The Right to Counsel

Whatever previously may have been recognized as constituting the elements of procedural due process in criminal cases, it was not until 1932[816] that the Supreme Court acknowledged that the right "to have the assistance of counsel for * * * [one's] defense," guaranteed as against the National Government by the Sixth Amendment, was of such fundamental character as to be embodied in the concept of due process of law as set forth in the Fourteenth Amendment. Later in 1937, it effected this incorporation by way of expansion of the term, "liberty," rather than, "due process," and conceded that the right to counsel was "implicit in the concept of ordered liberty."[817]

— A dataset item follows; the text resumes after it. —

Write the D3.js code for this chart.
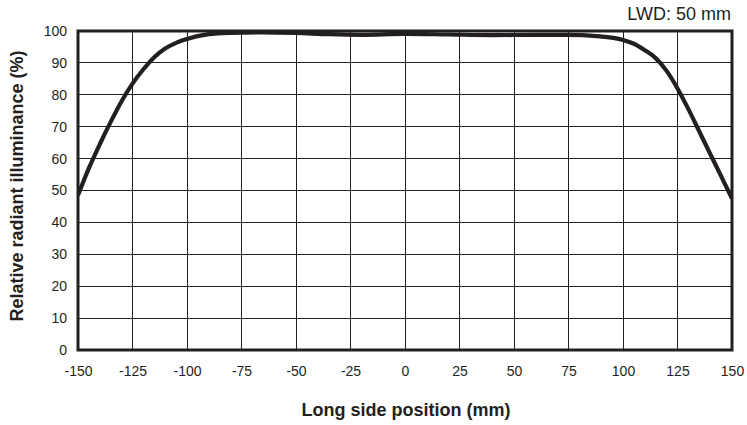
<!DOCTYPE html>
<html><head><meta charset="utf-8">
<script src="https://cdn.jsdelivr.net/npm/d3@7"></script>
<style>body{margin:0;background:#fff}svg{display:block}text{font-family:"Liberation Sans",Arial,sans-serif;fill:#231f20}</style>
</head><body><svg id="c" width="747" height="425"></svg>
<script>
const positions = [-150,-145,-140,-135,-130,-125,-120,-115,-110,-105,-100,-92,-80,-65,-50,-35,-20,0,20,40,60,75,88,100,105,110,115,120,125,130,135,140,145,150];
const illuminance = [48.5,57,64.5,71.5,78,83.5,88,91.8,94.5,96.3,97.5,98.8,99.4,99.6,99.4,99.0,98.8,99.1,98.9,98.7,98.8,98.8,98.4,97.2,96,94,91.5,87.5,82,75.5,68.5,61.5,54.5,47.5];
const xTicks = [-150,-125,-100,-75,-50,-25,0,25,50,75,100,125,150];
const yTicks = [0,10,20,30,40,50,60,70,80,90,100];
const ink = "#231f20";

const svg = d3.select("#c");
const x = d3.scaleLinear().domain([-150,150]).range([78,732]);
const y = d3.scaleLinear().domain([0,100]).range([350,31]);

// grid
svg.append("g").selectAll("line").data(xTicks).join("line")
  .attr("x1",d=>x(d)).attr("x2",d=>x(d)).attr("y1",y(0)).attr("y2",y(100))
  .attr("stroke",ink).attr("stroke-width",1).attr("shape-rendering","crispEdges");
svg.append("g").selectAll("line").data(yTicks).join("line")
  .attr("y1",d=>y(d)).attr("y2",d=>y(d)).attr("x1",x(-150)).attr("x2",x(150))
  .attr("stroke",ink).attr("stroke-width",1).attr("shape-rendering","crispEdges");

// curve
svg.append("clipPath").attr("id","pa").append("rect")
  .attr("x",x(-150)).attr("y",y(100)-3).attr("width",x(150)-x(-150)).attr("height",y(0)-y(100)+3);
svg.append("path").datum(positions.map((p,i)=>[p,illuminance[i]]))
  .attr("clip-path","url(#pa)")
  .attr("d",d3.line().x(d=>x(d[0])).y(d=>y(d[1])).curve(d3.curveMonotoneX))
  .attr("fill","none").attr("stroke",ink).attr("stroke-width",4.2).attr("stroke-linejoin","round");

// frame
svg.append("rect").attr("x",x(-150)).attr("y",y(100)).attr("width",x(150)-x(-150)).attr("height",y(0)-y(100))
  .attr("fill","none").attr("stroke",ink).attr("stroke-width",3);

const fmt = d => String(d);
const xa = svg.append("g").attr("transform",`translate(0,${y(0)})`)
  .call(d3.axisBottom(x).tickValues(xTicks).tickSize(0).tickPadding(16).tickFormat(fmt));
xa.select(".domain").remove();
xa.selectAll("text").attr("font-size",14).attr("fill",ink).style("font-family","'Liberation Sans',Arial,sans-serif");
const ya = svg.append("g").attr("transform",`translate(${x(-150)},0)`)
  .call(d3.axisLeft(y).tickValues(yTicks).tickSize(0).tickPadding(11).tickFormat(fmt));
ya.select(".domain").remove();
ya.selectAll("text").attr("font-size",14).attr("fill",ink).style("font-family","'Liberation Sans',Arial,sans-serif");

svg.append("text").attr("x",406).attr("y",416).attr("text-anchor","middle")
  .attr("font-size",18).attr("font-weight","bold").text("Long side position (mm)");
svg.append("text").attr("transform","translate(23,186) rotate(-90)").attr("text-anchor","middle")
  .attr("font-size",18).attr("font-weight","bold").text("Relative radiant illuminance (%)");
svg.append("text").attr("x",731).attr("y",20).attr("text-anchor","end")
  .attr("font-size",18).text("LWD: 50 mm");
</script></body></html>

For want of adequate enjoyment of the right to counsel, the Court, in Powell v. Alabama,[818] overturned the conviction of Negroes who had received sentences of death for rape, and asserted that, at least in capital cases, where the defendant is unable to employ counsel and is incapable adequately of making his own defense because of ignorance, illiteracy, or the like, it is the duty of the court, whether requested or not, to assign counsel for him as a necessary requisite of due process of Law. The duty is not discharged by an assignment at such time or under such circumstances as to preclude the giving of effective aid in preparation and trial of the case. Under certain circumstances (e.g., ignorance and illiteracy of defendants, their youth, public hostility, imprisonment and close surveillance by military forces, fact that friends and families are in other States, and that they stand in deadly peril of their lives), the necessity of counsel is so vital and imperative that the failure of a trial court to make an effective appointment of counsel is a denial of due process of law.[819]

By its explicit refusal in Powell v. Alabama to consider whether denial of counsel in criminal prosecutions for less than capital offenses or under other circumstances[820] was equally violative of the due process clause, the Court left undefined the measure of the protection available to defendants; and its first two pertinent decisions rendered thereafter, contributed virtually nothing to correct that deficiency. In Avery v. Alabama,[821] a State trial court was sustained in its refusal to continue a murder case upon request of defense counsel appointed by said court only three days before the trial, who contended that they had not had sufficient time to prepare a defense, and in its subsequent rejection of a motion for a new trial which was grounded in part on the contention that the denial of the continuance was a deprivation of the prisoner's rights under the Fourteenth Amendment. Apart from an admission that "where denial of the constitutional right to assistance of counsel is asserted, its peculiar sacredness demands that we scrupulously review the record," a unanimous Court proffered only the following vague appraisal of the application of the Fourteenth Amendment: "In determining whether petitioner has been denied his constitutional right * * *, we must remember that the Fourteenth Amendment does not limit the power of the States to try and deal with crimes committed within their borders, and was not intended to bring to the test of a decision of this Court every ruling made in the course of a State trial. Consistently with the preservation of constitutional balance between State and federal sovereignty, this Court must respect and is reluctant to interfere with the States' determination of local social policy."[822] One year later, the Court made another inconclusive observation in Smith v. O'Grady,[823] in which it stated that if true, allegations in a petition for habeas corpus showing that the petitioner, although an uneducated man and without prior experience in court, was tricked into pleading guilty to a serious crime of burglary, and was tried without the requested aid of counsel would void the judgment under which he was imprisoned.